Dramatyczna wymiana i makabryczne odkrycie
Pierwsza próba przekazania okupu zakończyła się fiaskiem – policja, nieświadoma ustaleń, śledziła Perry’ego Parkera, co spłoszyło porywacza. Hickman w kolejnych wiadomościach wyrażał gniew i groził, że "sytuację rozwiąże brzytwą Gillette", jeśli nie zostaną spełnione jego warunki.
Ostatecznie, 17 grudnia, doszło do drugiej próby wymiany. Około godziny 20:00,na rogu West 5th Street i South Manhattan Place Perry Parker spotkał się z porywaczem, który podjechał Chryslerem.
Parker zobaczył Marion siedzącą na przednim siedzeniu, szczelnie owiniętą ubraniami, z otwartymi oczami. Nie odpowiadała na jego wołania, co tłumaczył sobie szokiem lub działaniem środków odurzających.

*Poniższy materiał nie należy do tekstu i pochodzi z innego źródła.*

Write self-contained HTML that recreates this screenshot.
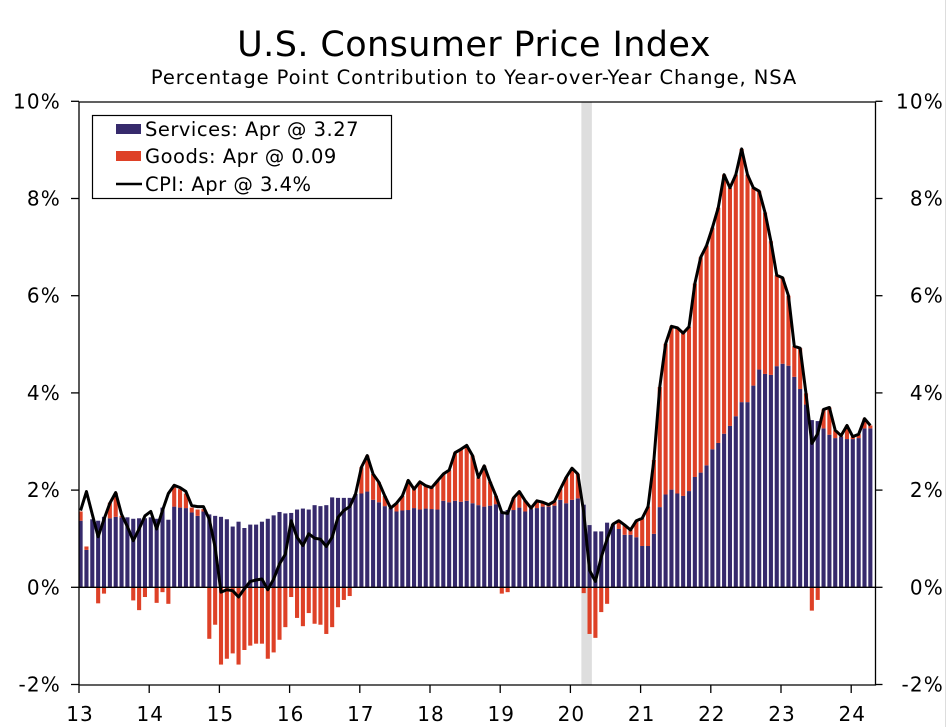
<!DOCTYPE html>
<html><head><meta charset="utf-8"><style>
html,body{margin:0;padding:0;background:#fff;}
#wrap{position:relative;width:947px;height:727px;overflow:hidden;}
svg text{font-family:"DejaVu Sans","Liberation Sans",sans-serif;}
</style></head><body>
<div id="wrap">
<svg id="chart" width="947" height="727" viewBox="0 0 947 727">
<rect x="0" y="0" width="947" height="727" fill="#fff"/>
<line x1="945.5" y1="0" x2="945.5" y2="727" stroke="#ddd" stroke-width="1"/>
<text x="474" y="56" font-size="35" letter-spacing="0.4" text-anchor="middle" fill="#000">U.S. Consumer Price Index</text>
<text x="474" y="84" font-size="19.5" letter-spacing="0.9" text-anchor="middle" fill="#000">Percentage Point Contribution to Year-over-Year Change, NSA</text>
<g id="recession"></g>
<g id="bars"></g>
<g id="axes"></g>
<path id="cpiline" fill="none" stroke="#000" stroke-width="3" stroke-linejoin="round"/>
<g>
<rect x="92.5" y="115.5" width="299" height="83" fill="#fff" stroke="#000" stroke-width="1.2"/>
<rect x="116" y="124" width="25" height="10" fill="#362a6c"/>
<text x="145" y="136" font-size="19.5" letter-spacing="0.5">Services: Apr @ 3.27</text>
<rect x="116" y="151" width="25" height="10" fill="#de4127"/>
<text x="145" y="163" font-size="19.5" letter-spacing="0.5">Goods: Apr @ 0.09</text>
<line x1="116" y1="184" x2="142" y2="184" stroke="#000" stroke-width="2.5"/>
<text x="145" y="191" font-size="19.5" letter-spacing="0.5">CPI: Apr @ 3.4%</text>
</g>
</svg>
</div>
<script>
const yTickVals=[-2,0,2,4,6,8,10];
const yTickLabels=["-2%","0%","2%","4%","6%","8%","10%"];
const yearLabels=["13","14","15","16","17","18","19","20","21","22","23","24"];
const services=[1.37,0.77,1.40,1.37,1.45,1.42,1.45,1.44,1.44,1.41,1.42,1.42,
1.44,1.41,1.64,1.39,1.66,1.64,1.63,1.54,1.47,1.56,1.50,1.47,
1.45,1.40,1.25,1.35,1.22,1.29,1.29,1.35,1.41,1.48,1.55,1.52,
1.53,1.60,1.62,1.60,1.69,1.67,1.69,1.85,1.84,1.84,1.84,1.92,
1.93,1.97,1.80,1.75,1.67,1.63,1.56,1.58,1.59,1.63,1.60,1.62,
1.61,1.60,1.78,1.75,1.78,1.76,1.78,1.73,1.69,1.66,1.68,1.71,
1.54,1.59,1.59,1.64,1.56,1.61,1.63,1.66,1.66,1.68,1.80,1.73,
1.80,1.83,1.70,1.28,1.15,1.15,1.33,1.30,1.20,1.08,1.08,1.03,
0.85,0.85,1.10,1.65,1.91,2.01,1.93,1.88,1.98,2.27,2.36,2.51,
2.84,2.97,3.16,3.32,3.52,3.81,3.81,4.15,4.48,4.39,4.37,4.55,
4.60,4.56,4.33,4.08,3.76,3.44,3.42,3.27,3.14,3.07,3.10,3.05,
3.05,3.07,3.27,3.27];
const goods=[0.19,0.07,0,-0.33,-0.13,0.32,0.49,0.03,0,-0.27,-0.47,-0.2,
0,-0.32,-0.1,-0.34,0.44,0.38,0.3,0.1,0.13,0.05,-1.06,-0.77,
-1.59,-1.47,-1.36,-1.59,-1.29,-1.2,-1.16,-1.16,-1.47,-1.34,-1.08,-0.82,
-0.2,-0.63,-0.8,-0.53,-0.75,-0.77,-0.96,-0.82,-0.41,-0.26,-0.18,0,
0.54,0.74,0.53,0.41,0.21,0,0.17,0.30,0.61,0.39,0.57,0.47,
0.44,0.59,0.55,0.66,0.99,1.08,1.14,0.98,0.57,0.84,0.49,0.17,
-0.13,-0.1,0.25,0.33,0.22,0.02,0.15,0.09,0.04,0.09,0.22,0.53,
0.65,0.5,-0.12,-0.96,-1.04,-0.51,-0.34,0,0.15,0.2,0.1,0.34,
0.57,0.81,1.52,2.47,3.1,3.36,3.41,3.35,3.38,3.98,4.43,4.52,
4.56,4.84,5.33,4.9,4.97,5.21,4.68,4.07,3.67,3.32,2.75,1.87,
1.77,1.44,0.63,0.84,0.23,-0.48,-0.26,0.39,0.56,0.16,0.02,0.28,
0.05,0.08,0.2,0.06];
const cpi=[1.58,1.97,1.5,1.04,1.40,1.73,1.95,1.5,1.25,0.96,1.2,1.47,
1.56,1.2,1.58,1.93,2.1,2.05,1.97,1.68,1.66,1.66,1.4,0.82,
-0.1,-0.05,-0.07,-0.2,-0.03,0.12,0.15,0.17,-0.05,0.17,0.48,0.68,
1.37,1.03,0.86,1.1,1.01,0.99,0.84,1.03,1.44,1.58,1.66,1.92,
2.47,2.71,2.33,2.16,1.88,1.63,1.73,1.88,2.2,2.02,2.17,2.09,
2.05,2.19,2.33,2.41,2.77,2.84,2.92,2.71,2.26,2.5,2.17,1.88,
1.54,1.52,1.84,1.97,1.78,1.63,1.78,1.75,1.7,1.77,2.02,2.26,
2.45,2.33,1.55,0.35,0.12,0.62,0.99,1.3,1.37,1.28,1.18,1.37,
1.42,1.66,2.62,4.12,5.01,5.37,5.34,5.23,5.36,6.25,6.79,7.03,
7.40,7.81,8.49,8.22,8.49,9.02,8.49,8.22,8.15,7.71,7.12,6.42,
6.37,6.0,4.96,4.92,3.99,2.96,3.16,3.66,3.70,3.23,3.12,3.33,
3.10,3.15,3.47,3.33];
const recessionStart=85.6, recessionEnd=87.4;

const NS="http://www.w3.org/2000/svg";
const L=79,R=875.5,T=102,B=685;
function xc(i){return 80.6+i*5.85;}
function yv(v){return 587.3-v*48.6;}
function mk(tag,attrs,parent){const e=document.createElementNS(NS,tag);for(const k in attrs)e.setAttribute(k,attrs[k]);parent.appendChild(e);return e;}
const bars=document.getElementById('bars');
const axes=document.getElementById('axes');
const rec=document.getElementById('recession');
const r=mk('rect',{x:xc(recessionStart),y:T,width:xc(recessionEnd)-xc(recessionStart),height:B-T,fill:'#dedede'},rec);


const bw=4.1;
for(let i=0;i<services.length;i++){
  const s=services[i],g=goods[i];
  const sb=mk('rect',{x:xc(i)-bw/2,y:yv(Math.max(s,0)),width:bw,height:Math.abs(yv(s)-yv(0)),fill:'#362a6c'},bars);
  
  
  let y0,y1;
  if(g>=0){y1=yv(s);y0=yv(s+g);}else{y0=yv(0);y1=yv(g);}
  const gb=mk('rect',{x:xc(i)-bw/2,y:Math.min(y0,y1),width:bw,height:Math.abs(y1-y0),fill:'#de4127'},bars);
  
  
}
let d='';
cpi.forEach((v,i)=>{d+=(i?'L':'M')+xc(i).toFixed(2)+' '+yv(v).toFixed(2);});
document.getElementById('cpiline').setAttribute('d',d);
const frame=mk('path',{d:`M${L} ${B}V${T}H${R}V${B}H${L}`,fill:'none',stroke:'#000','stroke-width':1.3},axes);


const zl=mk('line',{x1:L,x2:R,y1:yv(0),y2:yv(0),stroke:'#000','stroke-width':1.3},axes);


yTickVals.forEach((v,k)=>{
  const y=yv(v);
  const t1=mk('line',{x1:L-8,x2:L,y1:y,y2:y,stroke:'#000','stroke-width':1.3},axes);
  
  
  const t2=mk('line',{x1:R,x2:R+7,y1:y,y2:y,stroke:'#000','stroke-width':1.3},axes);
  
  
  const a=mk('text',{x:61,y:y+7,'font-size':20,'letter-spacing':1.2,'text-anchor':'end'},axes);
  a.textContent=yTickLabels[k];
  
  
  const b=mk('text',{x:944,y:y+7,'font-size':20,'letter-spacing':1.2,'text-anchor':'end'},axes);
  b.textContent=yTickLabels[k];
  
  
});
yearLabels.forEach((lab,k)=>{
  const x=79+k*70.2;
  const t=mk('line',{x1:x,x2:x,y1:B,y2:B+8,stroke:'#000','stroke-width':1.3},axes);
  
  
  const tx=mk('text',{x:x+1,y:721,'font-size':20,'letter-spacing':1,'text-anchor':'middle'},axes);
  tx.textContent=lab;
  
  
});
</script>
</body></html>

Po przekazaniu pieniędzy Hickman natychmiast ruszył z miejsca, wypychając ciało dziewczynki z samochodu. Zrozpaczony Perry natychmiast zorientował się, że jego córka nie żyje.
Ogólnokrajowa obława i identyfikacja sprawcy
Wiadomość o brutalnym morderstwie dziecka wstrząsnęła opinią publiczną. W akcję poszukiwawczą zaangażowano ponad 20 tysięcy policjantów i ochotników z American Legion. Wysokość nagrody za ujęcie sprawcy sięgnęła astronomicznej na tamte czasy kwoty 100 tysięcy dolarów.
Przełom nastąpił, gdy śledczy zidentyfikowali ślady krwi na ręczniku znalezionym w ciele Marion – pochodził z Bellevue Arms Apartments, gdzie mieszkał William Edward Hickman. W jego mieszkaniu odnaleziono ślady krwi, spalone szkice listów okupu oraz wycinki prasowe dotyczące porwania. Kluczowe okazały się odciski palców Hickmana na drzwiach porzuconego samochodu oraz na listach okupu.
Hickman jako były pracownik banku, w którym pracował Perry Parker, został wcześniej skazany za fałszerstwo czeków na podstawie zeznań Parkera. Zbiegł z Los Angeles, przemieszczając się przez Oregon i Waszyngton, gdzie płacił złotymi certyfikatami z okupu. Ujęto go 22 grudnia 1927 roku w Echo w stanie Oregon po pościgu samochodowym.
Proces, szaleństwo i kara śmierci
Proces Williama Edwarda Hickmana był jednym z najgłośniejszych w historii Kalifornii. Obrona próbowała wykazać niepoczytalność oskarżonego, powołując się na jego religijne obsesje i rzekome podszepty "Opatrzności".
Hickman twierdził, że działał z polecenia sił nadprzyrodzonych. Jednak psychiatrzy uznali, że jego umysł jest jasny, a cała linia obrony była próbą uniknięcia kary.
W trakcie procesu ujawniono, że Hickman planował zbrodnię z zemsty na Perry’m Parkerze za wcześniejsze zeznania oraz z chęci zdobycia rozgłosu.
W lutym 1928 roku ława przysięgłych odrzuciła linię obrony o niepoczytalności, a sąd skazał Hickmana na śmierć przez powieszenie. Wyrok wykonano 19 października 1928 roku w więzieniu San Quentin. Egzekucja była brutalna – Hickman zmarł przez uduszenie, a jego szyja nie złamała się po otwarciu zapadni.